— begin TASK MATERIAL —

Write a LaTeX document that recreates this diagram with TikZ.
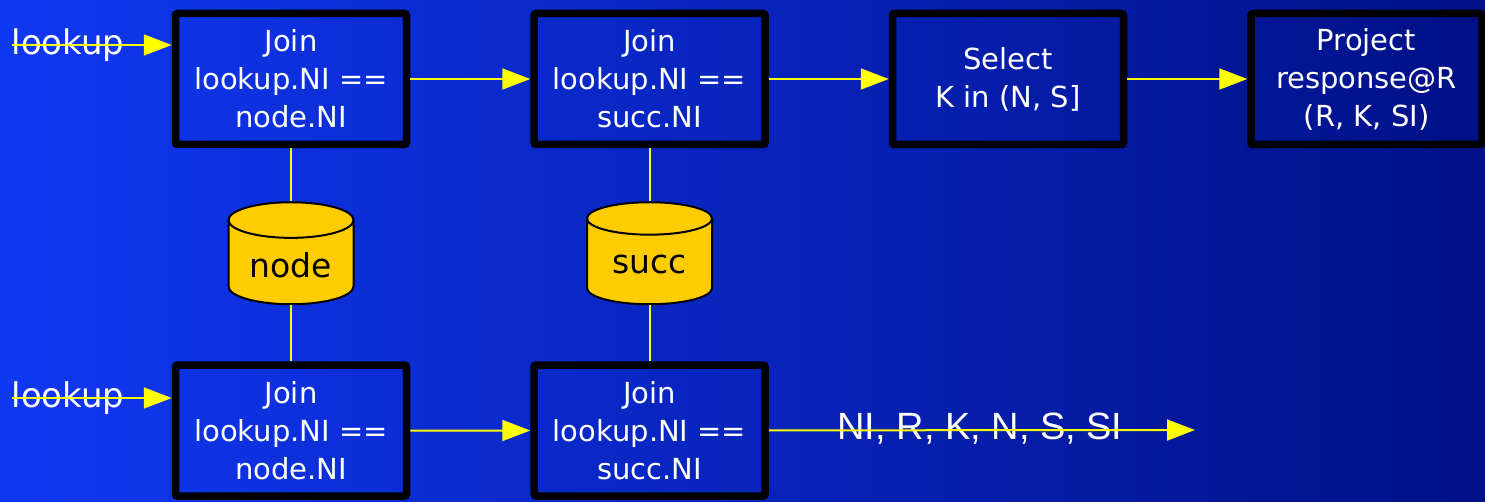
\documentclass[tikz,border=0pt]{standalone}
\usepackage{fontspec}
\setmainfont{DejaVu Sans}
\newfontfamily\listfont{Liberation Sans}
\usepackage{tikz}
\usetikzlibrary{arrows.meta, graphs, positioning, shapes.geometric}
\definecolor{bgleft}{HTML}{1038F2}
\definecolor{bgmid}{HTML}{0020C8}
\definecolor{bgright}{HTML}{001086}
\definecolor{dbyellow}{HTML}{FFCC00}
\definecolor{flow}{HTML}{FFFF00}

\begin{document}
\begin{tikzpicture}[x=1pt, y=1pt, node distance=120pt,
		op/.style={draw=black, line width=7.5pt, rounded corners=2pt, minimum width=231pt, minimum height=131pt, text=white, align=center, font=\fontsize{29}{38}\selectfont},
		dbtable/.style={cylinder, shape border rotate=90, aspect=0.4, draw=black, line width=2pt, fill=dbyellow, minimum width=125pt, minimum height=102pt, text=black, font=\fontsize{33}{33}\selectfont},
		link/.style={flow, line width=2pt},
		flowto/.style={link, -{Triangle[length=28pt, width=21pt]}}]
		\shade[left color=bgleft, middle color=bgmid, right color=bgright] (0,0) rectangle (1485,501);
		\useasboundingbox (0,0) rectangle (1485,501);
		
		\node[op] (j1) at (291,422) {Join\\lookup.NI ==\\node.NI};
		\node[op, right=of j1] (j2) {Join\\lookup.NI ==\\succ.NI};
		\node[op, right=of j2] (sel) {Select\\K in (N, S]};
		\node[op, right=of sel] (proj) {Project\\response@R\\(R, K, SI)};
		\node[dbtable, below=53pt of j1] (nodetbl) {node};
		\node[dbtable, below=53pt of j2] (succtbl) {succ};
		\node[op, below=56pt of nodetbl] (j3) {Join\\lookup.NI ==\\node.NI};
		\node[op, below=56pt of succtbl] (j4) {Join\\lookup.NI ==\\succ.NI};
		
		\node[text=white, font=\fontsize{34}{34}\selectfont] (lk1) at (68,456) {lookup};
		\node[text=white, font=\fontsize{34}{34}\selectfont] (lk2) at (68,103) {lookup};
		\node[text=white, font=\listfont\fontsize{38}{38}\selectfont] (cols) at (980,72) {NI, R, K, N, S, SI};
		\coordinate (in1) at (12,456);
		\coordinate (in2) at (12,103);
		\coordinate (out) at (1195,71);
		
		\graph[edges={link}]{
			(j1) -- (nodetbl) -- (j3);
			(j2) -- (succtbl) -- (j4)
		};
		\draw[flowto] (in1) -- (in1 -| j1.west);
		\draw[flowto] (in2) -- (in2 -| j3.west);
		\draw[flowto] (j1) -- (j2);
		\draw[flowto] (j2) -- (sel);
		\draw[flowto] (sel) -- (proj);
		\draw[flowto] (j3) -- (j4);
		\draw[flowto] (j4) -- (out);
	\end{tikzpicture}
\end{document}
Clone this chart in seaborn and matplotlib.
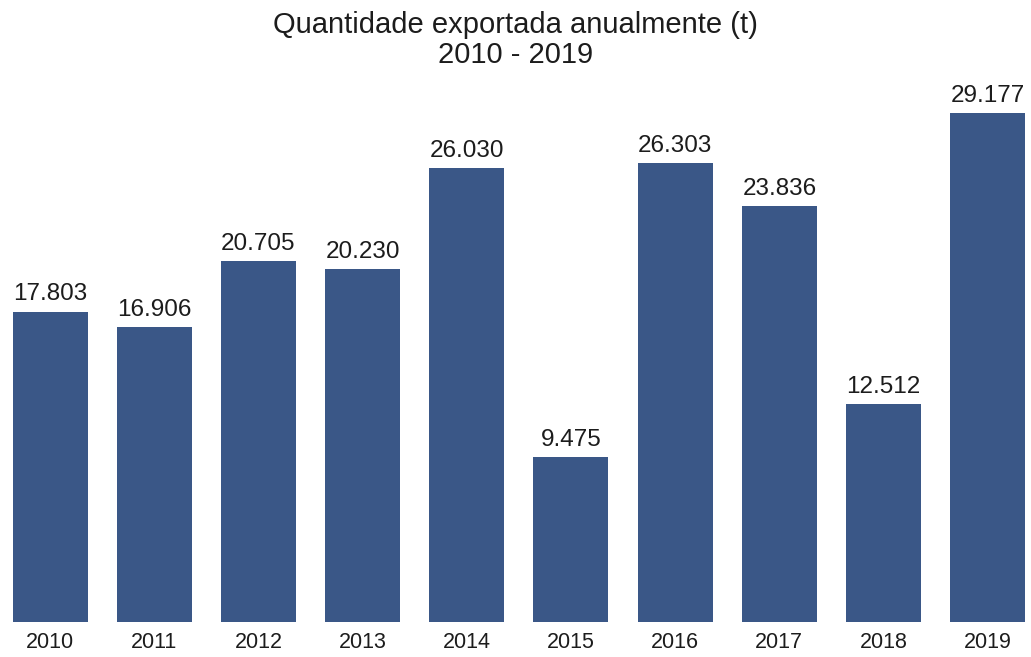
import matplotlib
matplotlib.use("Agg")
import matplotlib.pyplot as plt
import seaborn as sns
import pandas as pd

# Annual exported quantity, in tonnes
years = ["2010", "2011", "2012", "2013", "2014", "2015", "2016", "2017", "2018", "2019"]
quantities = [17803, 16906, 20705, 20230, 26030, 9475, 26303, 23836, 12512, 29177]

title_line1 = "Quantidade exportada anualmente (t)"
title_line2 = "2010 - 2019"

bar_color = "#3a5787"
text_color = "#1c1c1c"

sns.set_theme(style="white")
plt.rcParams["font.family"] = ["Liberation Sans", "DejaVu Sans"]

df = pd.DataFrame({"ano": years, "quantidade": quantities})

fig = plt.figure(figsize=(10.31, 6.57), dpi=100)
ax = fig.add_axes([0.0, 35 / 657, 1.0, 522 / 657])

sns.barplot(data=df, x="ano", y="quantidade", color=bar_color,
            saturation=1, width=0.72, linewidth=0, ax=ax)

ax.set_xlim(-0.48, 9.415)
ax.set_ylim(0, 522 / 0.01744)

labels = [f"{v:,.0f}".replace(",", ".") for v in quantities]
ax.bar_label(ax.containers[0], labels=labels, padding=4.5,
             fontsize=17.5, color=text_color)

ax.set_xlabel("")
ax.set_ylabel("")
ax.set_yticks([])
ax.tick_params(axis="x", length=0, pad=7, labelsize=15.5, labelcolor=text_color)
sns.despine(ax=ax, left=True, bottom=True)

fig.text(0.5, 1 - 33 / 657, title_line1, ha="center", va="baseline",
         fontsize=21, color=text_color)
fig.text(0.5, 1 - 63 / 657, title_line2, ha="center", va="baseline",
         fontsize=21, color=text_color)

fig.savefig("out.png", dpi=100, facecolor="white")
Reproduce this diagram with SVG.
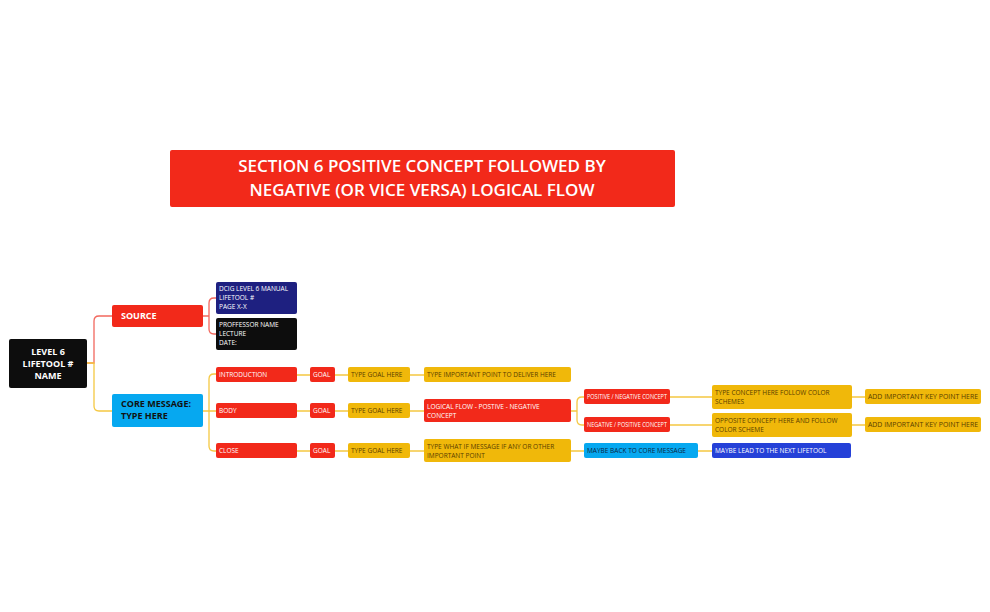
<svg xmlns="http://www.w3.org/2000/svg" width="990" height="612" viewBox="0 0 990 612">
<style>
text{font-family:"Open Sans","Liberation Sans",sans-serif;}
.s{font-size:6.5px;fill:#fff}
.d{font-size:6.5px;fill:#5a3d00}
.r{fill:#f2291a}.y{fill:#f0b80a}
.c{fill:none;stroke-width:1.3}
.cr{stroke:#f2685e}.cy{stroke:#f5c842}
</style>
<rect width="990" height="612" fill="#fff"/>
<g id="connectors">
<path class="c cr" d="M87 363 H94 V321 Q94 316 99 316 H112"/>
<path class="c cy" d="M87 363 H94 V406 Q94 411 99 411 H112"/>
<path class="c cr" d="M203 316 H209 V303 Q209 298 214 298 H216 M209 316 V329 Q209 334 214 334 H216"/>
<path class="c cy" d="M203 411 H209 M209 379 Q209 374 214 374 H216 M209 379 V446 Q209 451 214 451 H216 M209 411 H216"/>
<path class="c cy" d="M297 375 H310 M335 375 H348 M410 375 H424 M297 411 H310 M335 411 H348 M410 411 H424 M297 451 H310 M335 451 H348 M410 451 H424 M571 451 H584 M698 451 H712"/>
<path class="c cy" d="M571 411 H577 V402 Q577 397 582 397 H584 M577 411 V420 Q577 425 582 425 H584 M670 397 H712 M670 425 H712 M852 397 H865 M852 425 H865"/>
</g>
<g id="title"><rect x="170" y="150" width="505" height="57" rx="2" class="r"/>
<text x="422" y="172" font-size="17" font-weight="600" fill="#fff" text-anchor="middle">SECTION 6 POSITIVE CONCEPT FOLLOWED BY</text>
<text x="422" y="196" font-size="17" font-weight="600" fill="#fff" text-anchor="middle">NEGATIVE (OR VICE VERSA) LOGICAL FLOW</text></g>
<g id="root"><rect x="9" y="339" width="78" height="49" rx="2" fill="#0d0d0d"/>
<text x="48" y="355" font-size="9" font-weight="bold" fill="#fff" text-anchor="middle">LEVEL 6</text>
<text x="48" y="367" font-size="9" font-weight="bold" fill="#fff" text-anchor="middle">LIFETOOL #</text>
<text x="48" y="379" font-size="9" font-weight="bold" fill="#fff" text-anchor="middle">NAME</text></g>
<g id="source"><rect x="112" y="305" width="91" height="22" rx="2" class="r"/><text x="121" y="319" font-size="9" font-weight="bold" fill="#fff">SOURCE</text></g>
<g id="core"><rect x="112" y="394" width="91" height="33" rx="2" fill="#06a8f0"/><text x="121" y="407" font-size="9" font-weight="bold" fill="#111">CORE MESSAGE:</text><text x="121" y="419" font-size="9" font-weight="bold" fill="#111">TYPE HERE</text></g>
<g id="manual"><rect x="216" y="282" width="81" height="32" rx="2" fill="#1e2080"/><text class="s" x="219" y="291">DCIG LEVEL 6 MANUAL</text><text class="s" x="219" y="300">LIFETOOL #</text><text class="s" x="219" y="309">PAGE X-X</text></g>
<g id="prof"><rect x="216" y="318" width="81" height="32" rx="2" fill="#0d0d0d"/><text class="s" x="219" y="327">PROFFESSOR NAME</text><text class="s" x="219" y="336">LECTURE</text><text class="s" x="219" y="345">DATE:</text></g>
<g id="intro"><rect x="216" y="367" width="81" height="15" rx="2" class="r"/><text class="s" x="219" y="377">INTRODUCTION</text></g>
<g id="body"><rect x="216" y="403" width="81" height="15" rx="2" class="r"/><text class="s" x="219" y="413">BODY</text></g>
<g id="close"><rect x="216" y="443" width="81" height="15" rx="2" class="r"/><text class="s" x="219" y="453">CLOSE</text></g>
<g id="goal1"><rect x="310" y="367" width="25" height="15" rx="2" class="r"/><text class="s" x="313" y="377">GOAL</text></g>
<g id="goal2"><rect x="310" y="403" width="25" height="15" rx="2" class="r"/><text class="s" x="313" y="413">GOAL</text></g>
<g id="goal3"><rect x="310" y="443" width="25" height="15" rx="2" class="r"/><text class="s" x="313" y="453">GOAL</text></g>
<g id="tg1"><rect x="348" y="367" width="62" height="15" rx="2" class="y"/><text class="d" x="351" y="377">TYPE GOAL HERE</text></g>
<g id="tg2"><rect x="348" y="403" width="62" height="15" rx="2" class="y"/><text class="d" x="351" y="413">TYPE GOAL HERE</text></g>
<g id="tg3"><rect x="348" y="443" width="62" height="15" rx="2" class="y"/><text class="d" x="351" y="453">TYPE GOAL HERE</text></g>
<g id="imp"><rect x="424" y="367" width="147" height="15" rx="2" class="y"/><text class="d" x="427" y="377">TYPE IMPORTANT POINT TO DELIVER HERE</text></g>
<g id="logic"><rect x="424" y="399" width="147" height="23" rx="2" class="r"/><text class="s" x="427" y="409">LOGICAL FLOW - POSTIVE - NEGATIVE</text><text class="s" x="427" y="418">CONCEPT</text></g>
<g id="whatif"><rect x="424" y="439" width="147" height="23" rx="2" class="y"/><text class="d" x="427" y="449">TYPE WHAT IF MESSAGE IF ANY OR OTHER</text><text class="d" x="427" y="458">IMPORTANT POINT</text></g>
<g id="posneg"><rect x="584" y="389" width="86" height="15" rx="2" class="r"/><text class="s" x="587" y="399" textLength="80" lengthAdjust="spacingAndGlyphs">POSITIVE / NEGATIVE CONCEPT</text></g>
<g id="negpos"><rect x="584" y="417" width="86" height="15" rx="2" class="r"/><text class="s" x="587" y="427" textLength="80" lengthAdjust="spacingAndGlyphs">NEGATIVE / POSITIVE CONCEPT</text></g>
<g id="tc"><rect x="712" y="385" width="140" height="24" rx="2" class="y"/><text class="d" x="715" y="395">TYPE CONCEPT HERE FOLLOW COLOR</text><text class="d" x="715" y="404">SCHEMES</text></g>
<g id="opp"><rect x="712" y="413" width="140" height="24" rx="2" class="y"/><text class="d" x="715" y="423">OPPOSITE CONCEPT HERE AND FOLLOW</text><text class="d" x="715" y="432">COLOR SCHEME</text></g>
<g id="key1"><rect x="865" y="389" width="116" height="15" rx="2" class="y"/><text class="d" x="868" y="399" textLength="110" lengthAdjust="spacingAndGlyphs">ADD IMPORTANT KEY POINT HERE</text></g>
<g id="key2"><rect x="865" y="417" width="116" height="15" rx="2" class="y"/><text class="d" x="868" y="427" textLength="110" lengthAdjust="spacingAndGlyphs">ADD IMPORTANT KEY POINT HERE</text></g>
<g id="back"><rect x="584" y="443" width="114" height="15" rx="2" fill="#06a8f0"/><text x="587" y="453" font-size="6.5" fill="#0b2540">MAYBE BACK TO CORE MESSAGE</text></g>
<g id="lead"><rect x="712" y="443" width="139" height="15" rx="2" fill="#2541d8"/><text class="s" x="715" y="453">MAYBE LEAD TO THE NEXT LIFETOOL</text></g>
</svg>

— end TASK MATERIAL —

EXERCISE PROMPT
Only the number is wanted: how many lines in the data include the word "with"?

CORRECT ANSWER
2